А. В этом романе я касаюсь темы творческого напряжения, которое существует между актером Хари Майклсоном и Кейном, его персонажем. Я сам был когда-то актером; я знаю, что, когда вечер за вечером ты играешь одного и того же персонажа на сцене, его личность заражает твою личность вне сцены. Причем не так прямолинейно, как об этом обычно говорят: «актер заблудился в своей роли», нет, все куда тоньше. Просто в один прекрасный день ты ловишь себя на том, что ты стоишь, как твой персонаж, жестикулируешь, как он, даже говоришь иногда его голосом, причем совершенно непроизвольно. А когда твой герой еще и совпадает до какой-то степени с тобой настоящим, вот тогда ты обнаруживаешь, что поступаешь так, как поступил бы в данной ситуации он, думаешь, как он. Так происходит и с Хари; часть романного конфликта состоит в поиске героем способа освободиться от саморазрушительной манеры поведения Кейна, сохранив при этом связь с положительными чертами его личности. Один из уроков, который накрепко усваивают все актеры, состоит в том, что выдуманное бывает более реальным, чем настоящее. В этом, собственно, и состоит актерство. Ну а для драматурга нет ничего хуже, чем, сидя в театре на показе собственной пьесы, обнаружить, что ты «потерял» зрителя. Это всегда слышно: когда публике перестает быть интересно, театр вдруг наполняется шорохами, скрипами, шелестом – люди начинают ерзать, кто-то кашляет, кто-то сморкается, кто-то открывает пакетик с мятными леденцами… Вот почему моя книга выстроена как приключенческий роман. В прессе «Герои умирают» называли энергичным, бодрым повествованием и даже яростной, кровавой мясорубкой. А как иначе? Хочешь, чтобы зритель смотрел тебя, не отрывая пятой точки от кресла, будь добр, обеспечь драйв.

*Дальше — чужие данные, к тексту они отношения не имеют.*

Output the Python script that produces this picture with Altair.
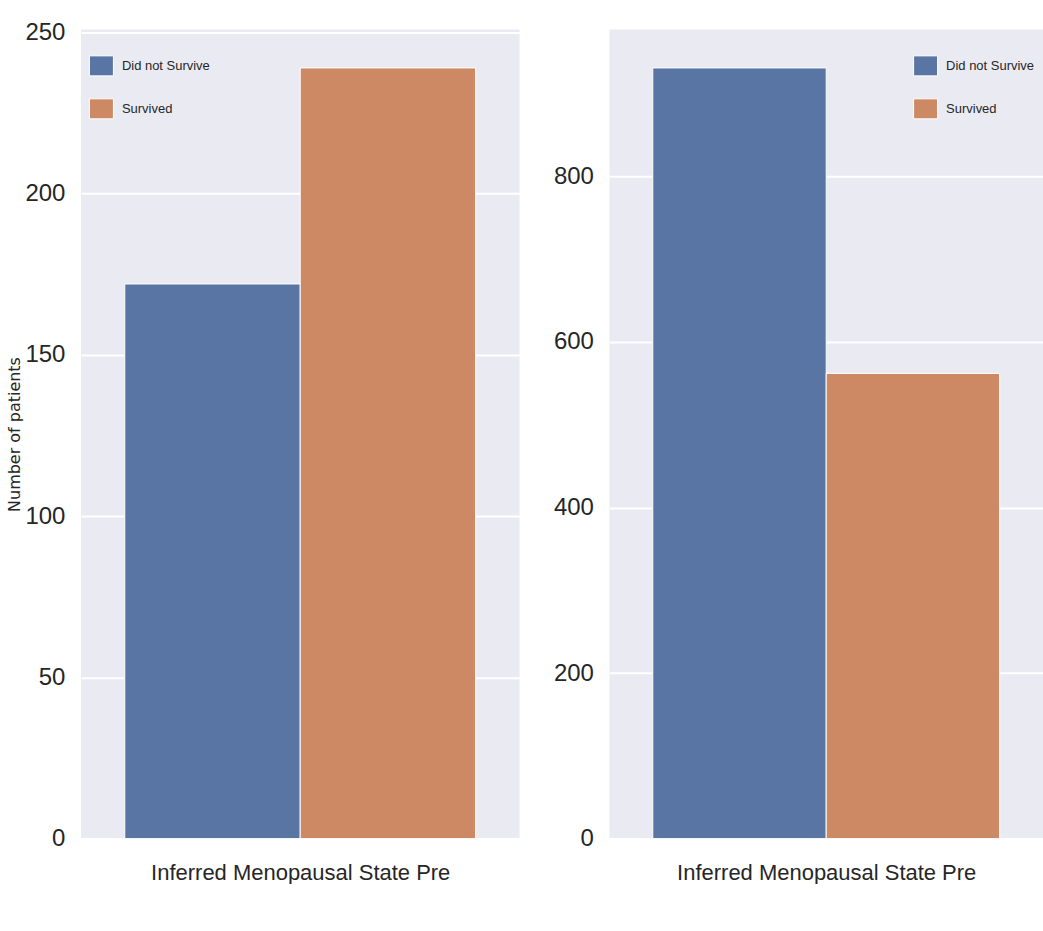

Что до боевых искусств, то ими я занимаюсь последние двадцать лет, то одним, то другим. Перепробовал около дюжины разных стилей, но профессионалом не стал ни в одном. Зато накопил огромный багаж теоретических знаний об искусстве рукопашного боя – и да, самому мне тоже приходилось драться, на ринге и вне его. Мне не понаслышке знакомы ощущения человека, которому крепко напинали; знакомо мне и то, что испытывает боец, вступая в единоборство с заведомо сильнейшим соперником и все-таки побеждая. Именно эти ощущения хотелось передать читателю через Кейна; Кейн, разумеется, не Брюс Ли, не Ремо Уильямс и, уж конечно, не сэр Ланселот. Он не мифический непобедимый воин. Все, что Кейн делает на страницах моего романа, – это вполне обычная драка, приемы которой может воспроизвести любой мало-мальски подготовленный человек. Кейн – не чемпион, среди героев моего романа найдутся бойцы и получше. Но в настоящей драке мастерство зачастую оказывается не главным.
И. Актер Хари Майклсон живет в капиталистическом обществе, подчиненном жестким кастовым законам. Как ты думаешь, у нас возможно такое?